The following is from a blog by a law professor, posted on the Web site of a nonpartisan initiative on economic hardship.

This June [June 2015] is the tenth anniversary of Kelo v. City of New London. The controversial Supreme Court decision held that it is permissible for the government to use eminent domain to take private property and transfer it to other private interests in order to promote "economic development." Not surprisingly, the ruling was opposed by libertarians and conservatives because it undermines property rights. But it has also met with strong criticism from many on the left, including Ralph Nader, the NAACP, and former president Bill Clinton.

This unusual cross-ideological coalition arose because takings that transfer property to private interests often tend to victimize the poor, racial minorities, and the politically weak. As Hilary Shelton of the NAACP put it in testimony before the Senate Judiciary Committee, "allowing municipalities to pursue eminent domain for private economic development [has] . . . a disparate impact on African Americans and other minorities."

His point is backed by much painful historical experience. Since the 1940s, "blight," urban renewal, and economic development takings have forcibly displaced several million people in the United States, most of them poor and racial minorities. . . .

Most of the people displaced were left even worse off than they were before. The condemned property was often transferred to politically influential developers and business interests. While such condemnations are less common in recent years, blight takings still disproportionately occur in poor and minority neighborhoods, and still inflict great harm both on their victims and on the surrounding communities.

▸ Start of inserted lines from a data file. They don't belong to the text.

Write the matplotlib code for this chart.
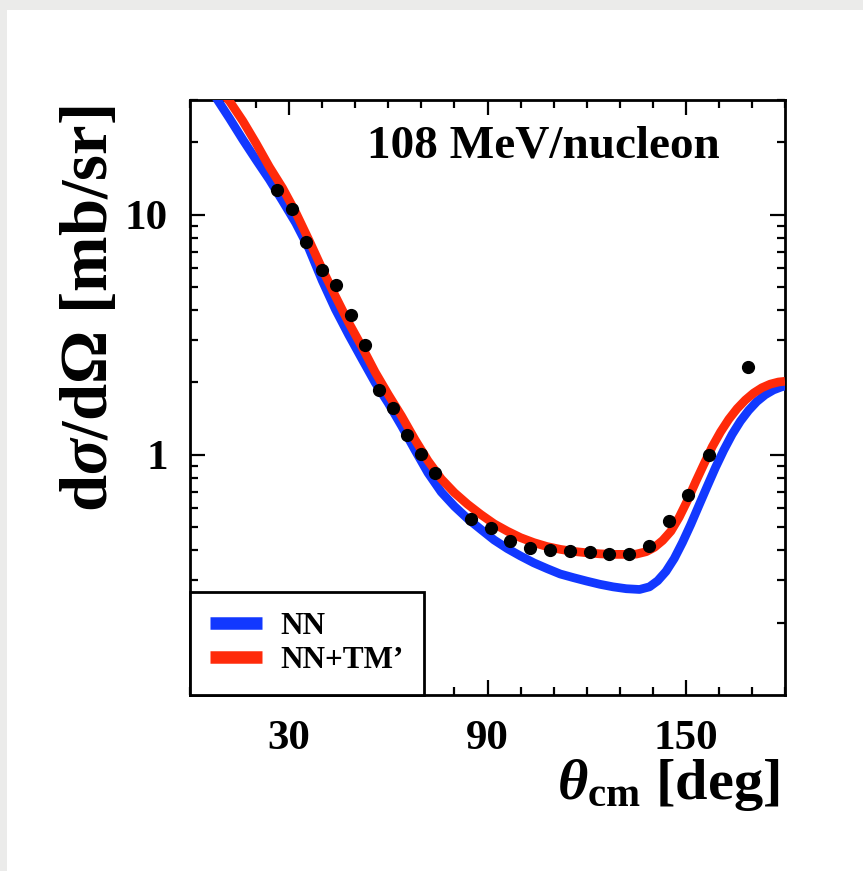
"""Differential cross section vs c.m. angle, NN vs NN+TM' at 108 MeV/nucleon"""

import numpy as np
import matplotlib
matplotlib.use('Agg')
import matplotlib.pyplot as plt
from matplotlib.lines import Line2D
from matplotlib.patches import Rectangle
from matplotlib.ticker import MultipleLocator, LogLocator, NullFormatter, FixedLocator

## Data
# NN calculation (blue)
theta_nn = [0, 4, 8, 12, 16, 20, 24, 28, 32, 36, 40, 44, 48, 52, 56, 60, 64, 68,
            72, 76, 80, 84, 88, 92, 96, 100, 104, 108, 112, 116, 120, 124, 128,
            132, 136, 139, 141.5, 144, 146.5, 149, 151.5, 154, 156.5, 159, 161.5,
            164, 166.5, 169, 171.5, 174, 176.5, 179, 180]
xs_nn = [42.7, 36.3, 30.5, 25.1, 20.5, 16.9, 14.0, 11.4, 9.23, 7.21, 5.31, 4.03,
         3.16, 2.51, 2.00, 1.64, 1.32, 1.05, 0.841, 0.700, 0.610, 0.542, 0.489,
         0.442, 0.407, 0.379, 0.355, 0.336, 0.319, 0.308, 0.298, 0.289, 0.282,
         0.277, 0.275, 0.282, 0.299, 0.327, 0.370, 0.432, 0.513, 0.617, 0.741,
         0.887, 1.047, 1.216, 1.380, 1.531, 1.667, 1.778, 1.862, 1.919, 1.932]

# NN+TM' calculation (red)
theta_tm = [0, 4, 8, 12, 16, 20, 24, 28, 32, 36, 40, 44, 48, 52, 56, 60, 64, 68,
            72, 76, 80, 84, 88, 92, 96, 100, 104, 108, 112, 116, 120, 124, 128,
            132, 135, 138, 140.5, 143, 145.5, 148, 150.5, 153, 155.5, 158, 160.5,
            163, 165.5, 168, 170.5, 173, 175.5, 178, 180]
xs_tm = [45.7, 39.8, 34.3, 29.6, 24.5, 19.8, 15.8, 12.9, 10.2, 7.82, 5.93, 4.57,
         3.55, 2.82, 2.21, 1.78, 1.45, 1.16, 0.944, 0.794, 0.695, 0.622, 0.564,
         0.516, 0.481, 0.452, 0.431, 0.415, 0.404, 0.396, 0.391, 0.387, 0.385,
         0.385, 0.386, 0.395, 0.412, 0.440, 0.481, 0.550, 0.646, 0.773, 0.916,
         1.081, 1.245, 1.406, 1.556, 1.690, 1.807, 1.901, 1.968, 2.009, 2.023]

# experimental points
theta_exp = [26.3, 30.8, 35.1, 40.0, 44.2, 48.7, 53.0, 57.2, 61.5, 65.5, 69.8,
             74.0, 85.1, 91.1, 96.9, 102.9, 108.9, 114.9, 120.9, 126.9, 132.8,
             138.8, 144.8, 150.8, 156.9, 168.9]
xs_exp = [12.6, 10.6, 7.69, 5.88, 5.07, 3.81, 2.86, 1.86, 1.57, 1.21, 1.01,
          0.837, 0.541, 0.494, 0.438, 0.408, 0.400, 0.397, 0.394, 0.385, 0.385,
          0.417, 0.528, 0.678, 1.00, 2.32]

x_major = [30, 90, 150]
y_major = [1, 10]
y_major_labels = ['1', '10']

blue = '#1238ff'
red = '#ff2a0a'

## Fonts
plt.rcParams['font.family'] = 'Liberation Serif'
plt.rcParams['font.weight'] = 'bold'
plt.rcParams['mathtext.fontset'] = 'custom'
plt.rcParams['mathtext.rm'] = 'Liberation Serif'
plt.rcParams['mathtext.it'] = 'Liberation Serif:italic'
plt.rcParams['mathtext.bf'] = 'Liberation Serif:bold'

fig = plt.figure(figsize=(8.63, 8.71), dpi=100)
fig.patch.set_facecolor('#ebebea')
# white page inside the grey frame
fig.patches.append(Rectangle((7 / 863, 0), 1, (871 - 10) / 871, transform=fig.transFigure,
                             facecolor='white', edgecolor='none', zorder=-10))

ax = fig.add_axes([190 / 863, 176 / 871, 595 / 863, 595 / 871])
ax.set_zorder(1)

ax.plot(theta_nn, xs_nn, color=blue, lw=6.3, solid_capstyle='butt', zorder=3)
ax.plot(theta_tm, xs_tm, color=red, lw=6.3, solid_capstyle='butt', zorder=3.1)
ax.plot(theta_exp, xs_exp, 'o', color='black', ms=8.5, zorder=4)

ax.set_yscale('log')
ax.set_xlim(0, 180)
ax.set_ylim(0.1, 30)

## ticks
ax.xaxis.set_major_locator(FixedLocator(x_major))
ax.xaxis.set_minor_locator(MultipleLocator(10))
ax.yaxis.set_major_locator(FixedLocator(y_major))
ax.set_yticklabels(y_major_labels)
ax.yaxis.set_minor_locator(LogLocator(base=10, subs=np.arange(2, 10)))
ax.yaxis.set_minor_formatter(NullFormatter())
ax.tick_params(which='both', direction='in', top=True, right=True, width=1.6,
               labelsize=31, color='black')
ax.tick_params(which='major', length=11)
ax.tick_params(which='minor', length=6)
ax.tick_params(axis='x', which='major', pad=18)
ax.tick_params(axis='y', which='major', pad=16)
for s in ax.spines.values():
    s.set_linewidth(2.0)

## labels
ax.set_xlabel(r'$\theta_{\mathbf{cm}}$ [deg]', fontsize=42, fontweight='bold', loc='right')
ax.xaxis.set_label_coords(0.991, -0.105)
fig.text(91 / 863, (871 - 309) / 871, r'd$\sigma$/d$\Omega$ [mb/sr]', rotation=90,
         ha='center', va='center', fontsize=48, fontweight='bold')

ax.text(0.891, 0.904, '108 MeV/nucleon', transform=ax.transAxes, ha='right',
        va='baseline', fontsize=34, fontweight='bold')

## legend
handles = [Line2D([], [], color=blue, lw=9, solid_capstyle='butt'),
           Line2D([], [], color=red, lw=9, solid_capstyle='butt')]
leg = ax.legend(handles, ['NN', "NN+TM\u2019"], loc='lower left', bbox_to_anchor=(0, 0),
                borderaxespad=0, fancybox=False, framealpha=1, edgecolor='black',
                prop={'size': 22.5, 'weight': 'bold'}, handlelength=1.66,
                handletextpad=0.58, borderpad=0.65, labelspacing=0.15)
leg.get_frame().set_linewidth(2.0)
leg.set_zorder(10)

plt.savefig('out.png', dpi=100, facecolor=fig.get_facecolor())
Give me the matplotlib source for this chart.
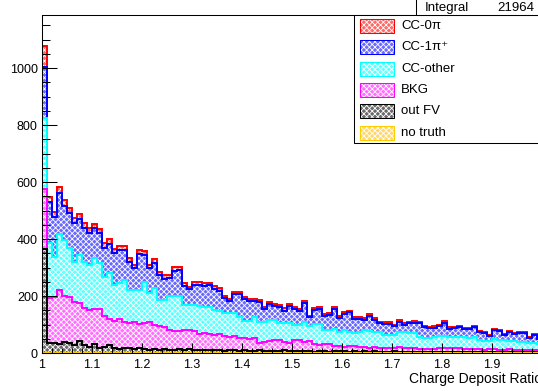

Unlike in the 1940s and 50s, overt racism is rarely a factor in modern takings, though some scholars contend that unconscious bias plays a role. In most cases, the poor and minorities suffer not because officials are hostile to them as such, but because these groups often lack the resources and political influence to resist effectively, especially when faced with more powerful interest groups on the other side.

Defenders of blight and economic development takings argue that they are a necessary tool for promoting economic growth in poor areas. But in reality, such condemnations often destroy far more economic value than they create. Developers and local governments have strong incentives to overstate the benefits of condemnationdriven projects, and ignore costs. By the time their true effects become evident years later, public attention has usually moved on to other issues. Voters rarely punish officials who authorize dubious takings. In the Kelo case itself, the condemned property remains empty a decade after the Supreme Court decision.